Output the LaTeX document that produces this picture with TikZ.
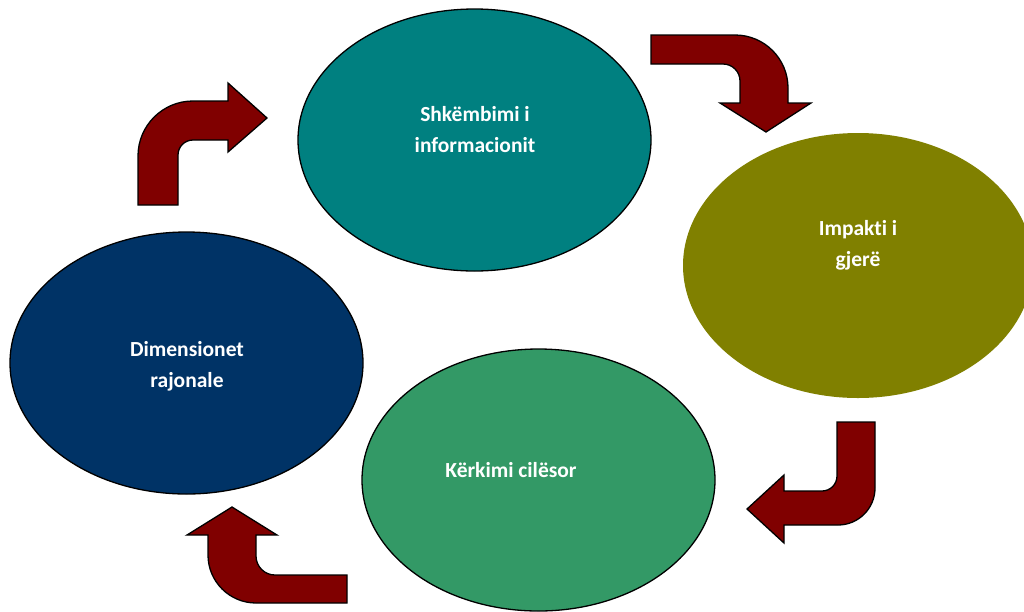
\documentclass[tikz,border=0pt]{standalone}
\usepackage{fontspec}
\setmainfont[Ligatures=NoCommon]{Carlito}
\usetikzlibrary{shapes.geometric}
\definecolor{cteal}{HTML}{008080}
\definecolor{colive}{HTML}{808000}
\definecolor{cgreen}{HTML}{339966}
\definecolor{cnavy}{HTML}{003366}
\definecolor{carrow}{HTML}{800000}
\tikzset{
  blob/.style={ellipse, inner sep=0pt, minimum width=353pt, minimum height=262pt},
  ring/.style={draw=black, line width=1.3pt},
  lbl/.style={text=white, font=\bfseries\fontsize{21.5}{31}\selectfont, align=center, inner sep=0pt},
  bentarrow/.style={fill=carrow, draw=black, line width=1.3pt, line join=miter}
}
\begin{document}
\begin{tikzpicture}[x=1pt, y=-1pt]
\useasboundingbox (0,0) rectangle (1024,611);

% the four stages
\node[blob, ring, fill=cteal] (info) at (474.5,140) {};
\node[blob, fill=colive, minimum width=350pt, minimum height=265pt] (impact) at (858,265.5) {};
\node[blob, ring, fill=cgreen] (research) at (538.5,480) {};
\node[blob, ring, fill=cnavy] (region) at (186.5,363) {};

\node[lbl] (infot) at (475,130) {Shkëmbimi i\\informacionit};
\node[lbl] (impactt) at (858,245) {Impakti i\\gjerë};
\node[lbl] (researcht) at (511,470) {Kërkimi cilësor};
\node[lbl] (regiont) at (187,366) {Dimensionet\\rajonale};

% bent arrows between the stages
\draw[bentarrow] (138,205) -- (138,156)
  .. controls (138,125.6) and (162.6,101) .. (193,101)
  -- (228,101) -- (228,83) -- (267,118) -- (228,152) -- (228,140) -- (193,140)
  .. controls (184.7,140) and (178,146.7) .. (178,155)
  -- (178,205) -- cycle;

\draw[bentarrow] (651,35) -- (735,35)
  .. controls (764.3,35) and (788,58.7) .. (788,88)
  -- (788,103) -- (811,103) -- (766,132) -- (720,103) -- (740,103) -- (740,81)
  .. controls (740,71.6) and (732.4,64) .. (723,64)
  -- (651,64) -- cycle;

\draw[bentarrow] (837,422) -- (875,422) -- (875,488)
  .. controls (875,508.4) and (858.4,525) .. (838,525)
  -- (784,525) -- (784,543) -- (747,509) -- (784,475) -- (784,491) -- (822,491)
  .. controls (830.3,491) and (837,484.3) .. (837,476)
  -- cycle;

\draw[bentarrow] (347,575) -- (275,575)
  .. controls (264.5,575) and (256,566.5) .. (256,556)
  -- (256,535) -- (277,535) -- (232,507) -- (187,535) -- (208,535) -- (208,555)
  .. controls (208,581.5) and (229.5,603) .. (256,603)
  -- (347,603) -- cycle;
\end{tikzpicture}
\end{document}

####################

WHAT THE TASK ASKS: Reproduce the material above exactly, first line through the line that contains "(regiont) at (187,366)", minus the pictures.

FULL SOLUTION:
Output the LaTeX document that produces this picture with TikZ.
\documentclass[tikz,border=0pt]{standalone}
\usepackage{fontspec}
\setmainfont[Ligatures=NoCommon]{Carlito}
\usetikzlibrary{shapes.geometric}
\definecolor{cteal}{HTML}{008080}
\definecolor{colive}{HTML}{808000}
\definecolor{cgreen}{HTML}{339966}
\definecolor{cnavy}{HTML}{003366}
\definecolor{carrow}{HTML}{800000}
\tikzset{
  blob/.style={ellipse, inner sep=0pt, minimum width=353pt, minimum height=262pt},
  ring/.style={draw=black, line width=1.3pt},
  lbl/.style={text=white, font=\bfseries\fontsize{21.5}{31}\selectfont, align=center, inner sep=0pt},
  bentarrow/.style={fill=carrow, draw=black, line width=1.3pt, line join=miter}
}
\begin{document}
\begin{tikzpicture}[x=1pt, y=-1pt]
\useasboundingbox (0,0) rectangle (1024,611);

% the four stages
\node[blob, ring, fill=cteal] (info) at (474.5,140) {};
\node[blob, fill=colive, minimum width=350pt, minimum height=265pt] (impact) at (858,265.5) {};
\node[blob, ring, fill=cgreen] (research) at (538.5,480) {};
\node[blob, ring, fill=cnavy] (region) at (186.5,363) {};

\node[lbl] (infot) at (475,130) {Shkëmbimi i\\informacionit};
\node[lbl] (impactt) at (858,245) {Impakti i\\gjerë};
\node[lbl] (researcht) at (511,470) {Kërkimi cilësor};
\node[lbl] (regiont) at (187,366) {Dimensionet\\rajonale};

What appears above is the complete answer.